Gabe's rough upbringing created layers of internalized homophobia that generated friction between him and Andy. Gabe's insecurities and fears put a lot of barriers on the child they hope to adopt. He wants a young girl with no physical or intense emotional difficulties, while Andy just wants to be a dad. All of that gets turned on its head when they met a precious young boy named Jake (Leo Harris) at the adoption center activity day and formed an unexpected connection.
Jake identifying outside of Gabe's parameters pushes his panic button. And it becomes evident midway through that the show has spent so much time on Gabe's childhood trauma and not enough on Andy's. Just as we start to understand what makes Andy tick, and therefore how the relationship works when things get hard, Andy is killed accidentally while trying to break up a street fight during a walk home.
Does this count as a kill-the-gays trope if most of the cast is queer? The death of Andy serves to force Gabe to reconcile his personal views on parenting rather than wanting to simply support his partner, but it's a torturous gut punch. It felt like Gabriel was struggling enough without the devastating loss of his partner, but Andy's death heaped on the misery and exposed the limited series' most significant weakness.
It's Gabriel O'Clock
Gabriel is the show's central character; however, the final episode stays so squarely on his perspective and experience when it would benefit from bringing the characters closer to his internal struggle.

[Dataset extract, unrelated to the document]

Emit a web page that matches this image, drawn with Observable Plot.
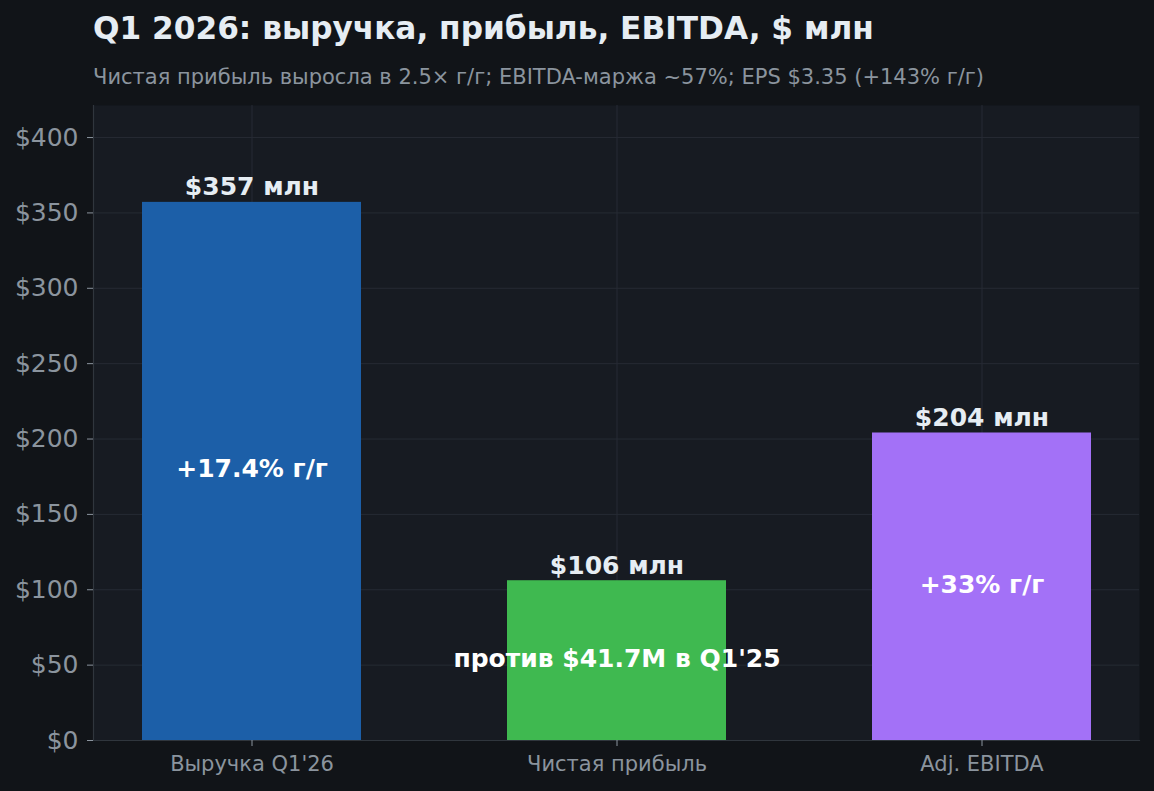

Everything about Andy's death is about how Gabriel reacts to it, and his entire identity becomes "Gabriel's partner." There is only the tiniest of space made for the grief Andy's mother and the queer community that adopted him before he and Gabriel even met. Even Jake's reaction to the news becomes a tool to escalate Gabriel's guilt and panic rather than an exploration of how the little boy feels and how Andy's death changes this fragile family.
Young does an incredible job of carrying the emotional load, especially in the final episode, when Gabriel relapses and must crawl back to sobriety to prove himself to be the man that Andy loved and Jake deserved. The story would have been even more effective if the show had allowed more space for the people in Gabriel's life to be more impactful pieces of the puzzle.
We know that Gabriel grew up in a strict household and his father held old-fashioned religious views. However, when we meet Emrys (William Thomas) in the modern day, he's not the cold, strict man from Gabriel's childhood. He's reserved, but he shows up for his son at every opportunity, even if he doesn't express his love in the most obvious way on his first attempt. We are so locked in Gabriel's traumatized view of his father that the show misses an opportunity to show Emrys' growth. People can change and evolve. He may not be the perfect father, but he could still be someone in Gabriel's support network if his son only gave him the chance.
Is There Room for More?
Lost Boys & Fairies is an evocative and ultimately heartwarming story about resilience and pride. It's carried out by actors at the top of their game – especially Young – but it could have been bigger. The limited series ends with the potential for more and a deeper look at Gabriel's early days as an adoptive father. We know Gabriel's backstory now, but further episodes could delve deeper into Gabriel's world and allow the people around him to be a more significant part of his story. It would be even more empowering if it were even more inclusive.
All three episodes of Lost Boys & Fairies are now streaming on BritBox.